Transporting the audience into an ethereal world of euphoria and eternal good, Brunger wants each visitor to feel at peace and forget all the bad in the world. To be able to escape from reality, though its sculptural menagerie, fantastical, glittery madness and psychologically calming colours. And yet, this world fails the same way others have failed before. A hidden dystopia lurks below, secretly controlling it all. Now, its role is to question Thomas More’s philosophy, the role of a utopia and its morality, leaving the viewer to question their own world.

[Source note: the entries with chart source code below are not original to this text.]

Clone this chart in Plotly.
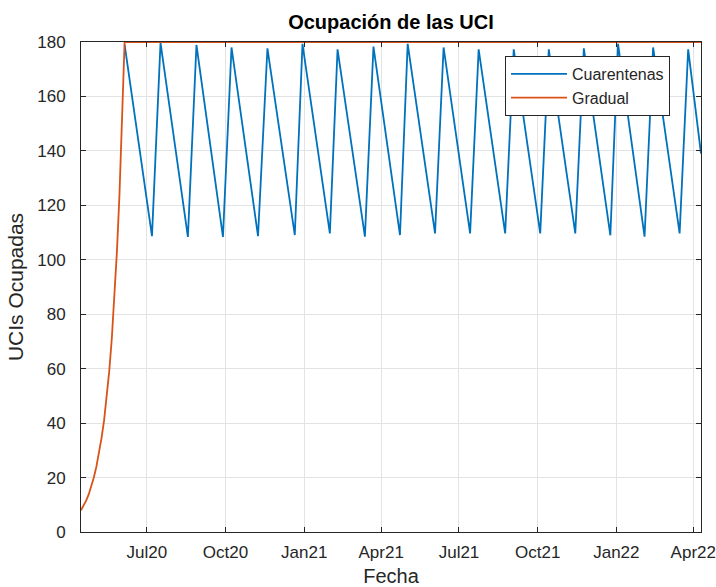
import plotly.graph_objects as go

# ---- data ----
cuar_dates = ["2020-06-05", "2020-07-07", "2020-07-17", "2020-08-18", "2020-08-28",
              "2020-09-28", "2020-10-08", "2020-11-08", "2020-11-19", "2020-12-21",
              "2020-12-30", "2021-01-31", "2021-02-09", "2021-03-13", "2021-03-23",
              "2021-04-23", "2021-05-02", "2021-06-03", "2021-06-13", "2021-07-14",
              "2021-07-24", "2021-08-24", "2021-09-03", "2021-10-04", "2021-10-14",
              "2021-11-14", "2021-11-24", "2021-12-25", "2022-01-03", "2022-02-03",
              "2022-02-13", "2022-03-16", "2022-03-26", "2022-04-10"]
cuar_values = [179, 108.7, 179.7, 108.4, 178.9, 108.4, 178, 108.7, 177.7, 109.1,
               179.3, 109.7, 177.3, 108.5, 178.3, 109.1, 179.3, 109.7, 178, 109.7,
               177.3, 109.7, 177.3, 109.7, 177.3, 109.7, 177.7, 109, 179.3, 108.5,
               178, 109.7, 177.3, 139]

grad_dates = ["2020-04-15", "2020-04-18", "2020-04-21", "2020-04-24", "2020-04-27",
              "2020-04-30", "2020-05-03", "2020-05-06", "2020-05-09", "2020-05-12",
              "2020-05-15", "2020-05-18", "2020-05-21", "2020-05-24", "2020-05-27",
              "2020-05-30", "2020-06-02", "2020-06-05", "2022-04-10"]
grad_values = [8, 9.6, 11.5, 13.8, 16.6, 20, 24, 28.7, 34.5, 41, 50, 59, 71, 86,
               103, 124, 149, 180, 180]

x_tickvals = ["2020-07-01", "2020-10-01", "2021-01-01", "2021-04-01",
              "2021-07-01", "2021-10-01", "2022-01-01", "2022-04-01"]
x_ticktext = ["Jul20", "Oct20", "Jan21", "Apr21", "Jul21", "Oct21", "Jan22", "Apr22"]
y_tickvals = [0, 20, 40, 60, 80, 100, 120, 140, 160, 180]

BLUE = "#0072BD"
ORANGE = "#D95319"
AX = "#262626"
FONT = "Liberation Sans, Arial, sans-serif"

fig = go.Figure()
fig.add_trace(go.Scatter(x=cuar_dates, y=cuar_values, mode="lines", name="Cuarentenas",
                         line=dict(color=BLUE, width=1.8)))
fig.add_trace(go.Scatter(x=grad_dates, y=grad_values, mode="lines", name="Gradual",
                         line=dict(color=ORANGE, width=1.8)))

axis_common = dict(showline=True, linecolor=AX, linewidth=1, mirror="allticks",
                   ticks="inside", ticklen=5, tickcolor=AX, tickwidth=1,
                   showgrid=True, gridcolor="#e3e3e3", gridwidth=1, zeroline=False,
                   tickfont=dict(family=FONT, size=17, color=AX))

fig.update_xaxes(type="date", range=["2020-04-15", "2022-04-10"],
                 tickmode="array", tickvals=x_tickvals, ticktext=x_ticktext,
                 ticklabelstandoff=5,
                 title=dict(text="Fecha", font=dict(family=FONT, size=20, color=AX), standoff=12),
                 **axis_common)
fig.update_yaxes(range=[0, 180], tickmode="array", tickvals=y_tickvals,
                 ticklabelstandoff=11,
                 title=dict(text="UCIs Ocupadas", font=dict(family=FONT, size=21, color=AX), standoff=7),
                 **axis_common)

fig.update_layout(
    width=716, height=587,
    margin=dict(l=81, r=15, t=42, b=55, autoexpand=False),
    paper_bgcolor="white", plot_bgcolor="white",
    title=dict(text="<b>Ocupación de las UCI</b>", x=0.5, xref="paper",
               y=1 - 22 / 587, yref="container", yanchor="middle", xanchor="center",
               font=dict(family=FONT, size=20, color="#000000")),
    legend=dict(x=0.95, y=0.9714, xanchor="right", yanchor="top",
                bgcolor="white", bordercolor=AX, borderwidth=1,
                font=dict(family=FONT, size=16, color=AX),
                itemwidth=56, tracegroupgap=0),
    showlegend=True,
)

# remove the default page margin so the figure fills the window exactly
fig.write_html("out.html",
               config={"displayModeBar": False},
               post_script="document.body.style.margin='0';"
                           "document.body.style.overflow='hidden';")
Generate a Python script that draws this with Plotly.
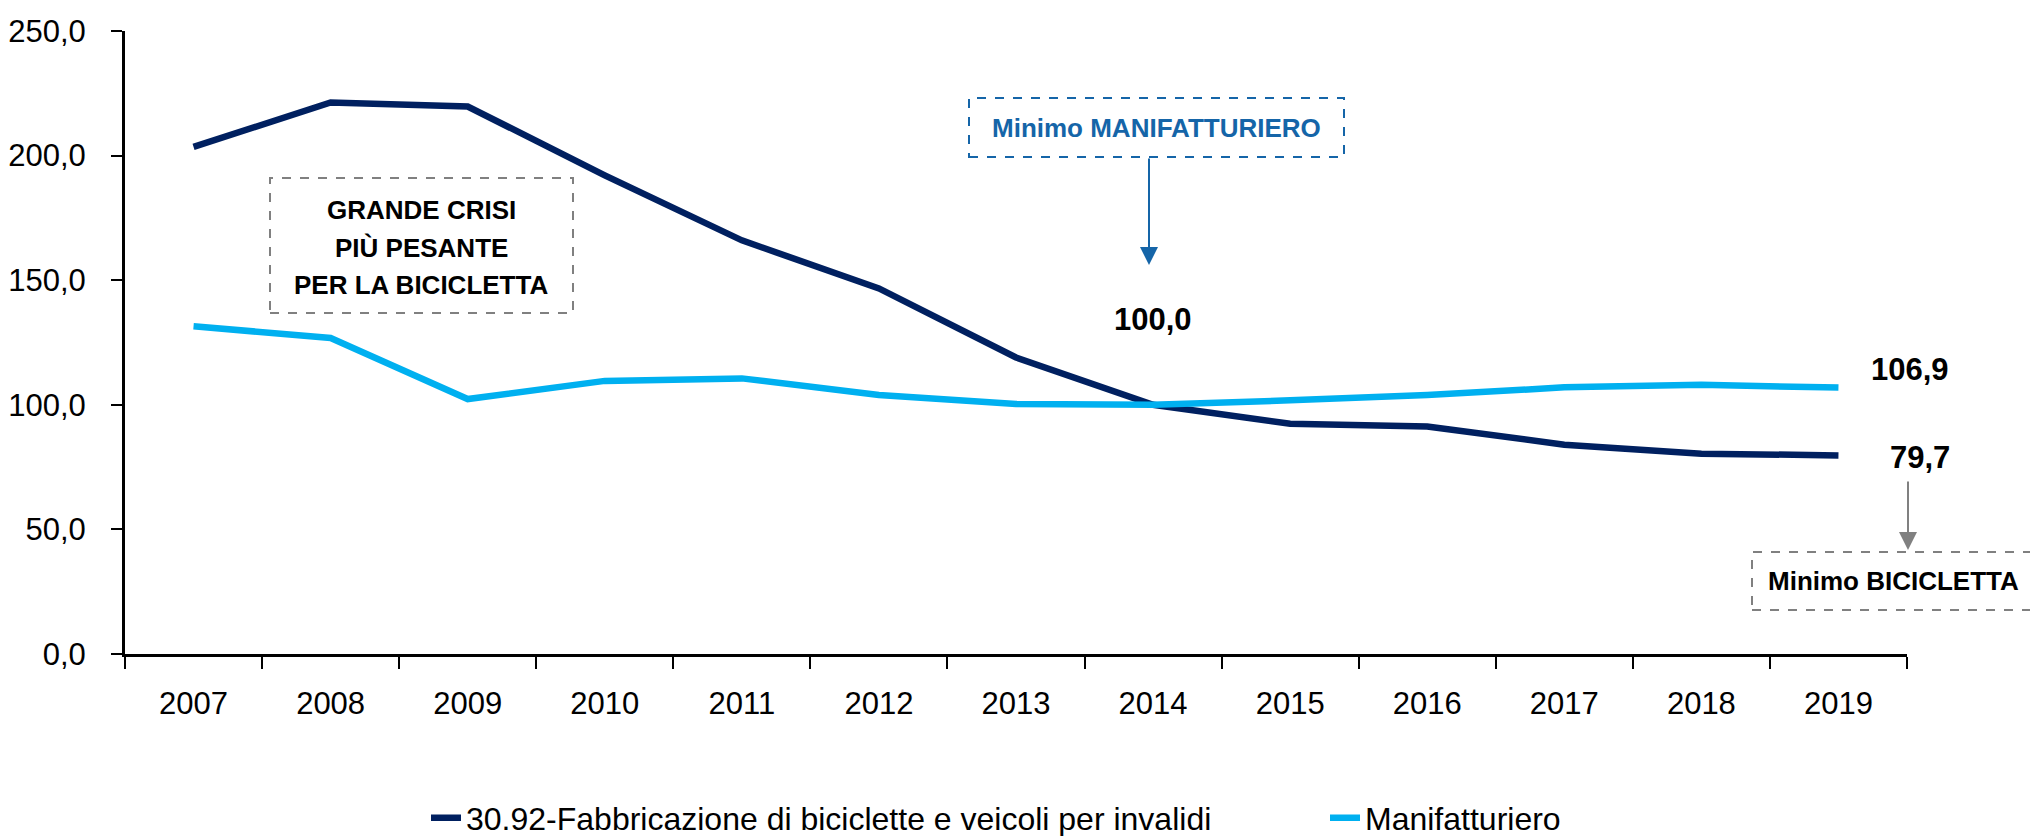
import plotly.graph_objects as go

years = ["2007", "2008", "2009", "2010", "2011", "2012", "2013",
         "2014", "2015", "2016", "2017", "2018", "2019"]
bici = [203.5, 221.3, 219.7, 192.1, 166.0, 146.7, 119.0,
        100.0, 92.4, 91.3, 84.0, 80.4, 79.7]
manif = [131.5, 126.8, 102.3, 109.6, 110.6, 103.9, 100.3,
         100.0, 101.8, 103.9, 107.0, 108.0, 106.9]
name_bici = "30.92-Fabbricazione di biciclette e veicoli per invalidi"
name_manif = "Manifatturiero"
crisi_lines = ["GRANDE CRISI", "PIÙ PESANTE", "PER LA BICICLETTA"]

# page body has an 8px margin: figure is drawn from (8, 8)
OFF = 8
W, H = 2038 - OFF, 836 - OFF
L, T = 125 - OFF, 31 - OFF
R = W - (1907 - OFF)
B = H - (654 - OFF)
PW, PH = W - L - R, H - T - B

def px(x):  # reference screen x -> paper
    return (x - OFF - L) / PW

def py(y):  # reference screen y -> paper
    return (H - B - (y - OFF)) / PH

def fmt(v):
    return f"{v:.1f}".replace(".", ",")

FONT = "Liberation Sans, Arial, sans-serif"
NAVY = "#002060"
CYAN = "#00B0F0"
BLUE = "#1565A8"
GRAY = "#808080"

fig = go.Figure()
fig.add_trace(go.Scatter(x=years, y=bici, mode="lines", name=name_bici,
                         line=dict(color=NAVY, width=6.5), legend="legend"))
fig.add_trace(go.Scatter(x=years, y=manif, mode="lines", name=name_manif,
                         line=dict(color=CYAN, width=6.5), legend="legend2"))

leg_common = dict(orientation="h", xanchor="left", y=py(818), yanchor="middle",
                  font=dict(family=FONT, size=32, color="black"),
                  bgcolor="rgba(0,0,0,0)")

fig.update_layout(
    width=W, height=H,
    margin=dict(l=L, r=R, t=T, b=B, autoexpand=False),
    plot_bgcolor="white", paper_bgcolor="white",
    font=dict(family=FONT, size=31, color="black"),
    showlegend=True,
    legend=dict(x=px(426), **leg_common),
    legend2=dict(x=px(1325), **leg_common),
    xaxis=dict(type="category", range=[-0.5, 12.5], showline=True, linecolor="black",
               linewidth=3, ticks="outside", tickson="boundaries", ticklen=12,
               tickwidth=2, tickcolor="black", showgrid=False, zeroline=False,
               ticklabelstandoff=20, tickfont=dict(size=31), automargin=False),
    yaxis=dict(range=[0, 250], tickvals=[0, 50, 100, 150, 200, 250],
               ticktext=[fmt(v) for v in [0, 50, 100, 150, 200, 250]],
               showline=True, linecolor="black", linewidth=3, ticks="outside",
               ticklen=11, tickwidth=2, tickcolor="black", showgrid=False,
               zeroline=False, ticklabelstandoff=19, tickfont=dict(size=31),
               automargin=False),
)

# data labels (x given as category index)
i14 = years.index("2014")
i19 = years.index("2019")
fig.add_annotation(x=i14, y=bici[i14], text=f"<b>{fmt(bici[i14])}</b>", showarrow=False,
                   xanchor="center", yanchor="middle", yshift=85, font=dict(size=31))
fig.add_annotation(x=i19, y=manif[i19], text=f"<b>{fmt(manif[i19])}</b>", showarrow=False,
                   xanchor="center", yanchor="middle", xshift=72, yshift=18, font=dict(size=31))
fig.add_annotation(x=i19, y=bici[i19], text=f"<b>{fmt(bici[i19])}</b>", showarrow=False,
                   xanchor="center", yanchor="middle", xshift=82, yshift=-2, font=dict(size=31))

# GRANDE CRISI box
fig.add_shape(type="rect", xref="paper", yref="paper", x0=px(270), x1=px(573),
              y0=py(313), y1=py(178), line=dict(color=GRAY, width=2, dash="dash"))
for i, line in enumerate(crisi_lines):
    fig.add_annotation(xref="paper", yref="paper", x=px(421), y=py(210 + 37.5 * i),
                       text=f"<b>{line}</b>", showarrow=False, xanchor="center",
                       yanchor="middle", font=dict(size=26))

# Minimo MANIFATTURIERO box
fig.add_shape(type="rect", xref="paper", yref="paper", x0=px(969), x1=px(1344),
              y0=py(157), y1=py(98), line=dict(color=BLUE, width=2, dash="dash"))
fig.add_annotation(xref="paper", yref="paper", x=px(1156), y=py(128),
                   text="<b>Minimo MANIFATTURIERO</b>", showarrow=False,
                   xanchor="center", yanchor="middle",
                   font=dict(size=26, color=BLUE))
fig.add_annotation(xref="paper", yref="paper", x=px(1149), y=py(265), text="",
                   showarrow=True, ax=0, ay=-108, arrowcolor=BLUE, arrowwidth=2,
                   arrowhead=2, arrowsize=1.8, standoff=0)

# Minimo BICICLETTA box
fig.add_shape(type="rect", xref="paper", yref="paper", x0=px(1752), x1=px(2034),
              y0=py(610), y1=py(552), line=dict(color=GRAY, width=2, dash="dash"))
fig.add_annotation(xref="paper", yref="paper", x=px(1893), y=py(581),
                   text="<b>Minimo BICICLETTA</b>", showarrow=False,
                   xanchor="center", yanchor="middle", font=dict(size=26))
fig.add_annotation(xref="paper", yref="paper", x=px(1908), y=py(550), text="",
                   showarrow=True, ax=0, ay=-70, arrowcolor=GRAY, arrowwidth=2,
                   arrowhead=2, arrowsize=1.8, standoff=0)

fig.write_html("out.html")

By mirroring reality’s façade of greatness and its grandiose illusions of superiority it becomes a social criticism to the falsified media and misinformation we are subjected to on a day-to-day basis.
Meet the Characters:
Pierre
Foam, fleece, organza, pompoms
2024
Elysia
Foam, blanket, rhinestones
2025
Uptopia Advert
2025
Moving image
2 minutes 8 seconds
Utopia is a place synonymous with perfection, peace and paradise; a place where anyone can escape from the struggles of reality. This advert is designed to pull you in through comical puppets and superficial innocence, accentuated by glitter, primary shapes and pastel colours. However, this hyperbolic representation is underpinned by morse code beeping out the truth and didactic messaging. Parodies of famous propaganda poster, like Flagg’s I want you for the US Army and Babichenko’s Be Ready For the Defence of the USSR, repositions Utopia as a façade, and delivers the message that you as the spectator, are being systematically told what to feel. Suddenly, Utopia has been twisted into a manipulative tool and has become its dystopic opposite. This narrative references obligated pride and can be an allusion towards governmental campaigns. It creates the question: is the role of a utopia to conceal a dystopia?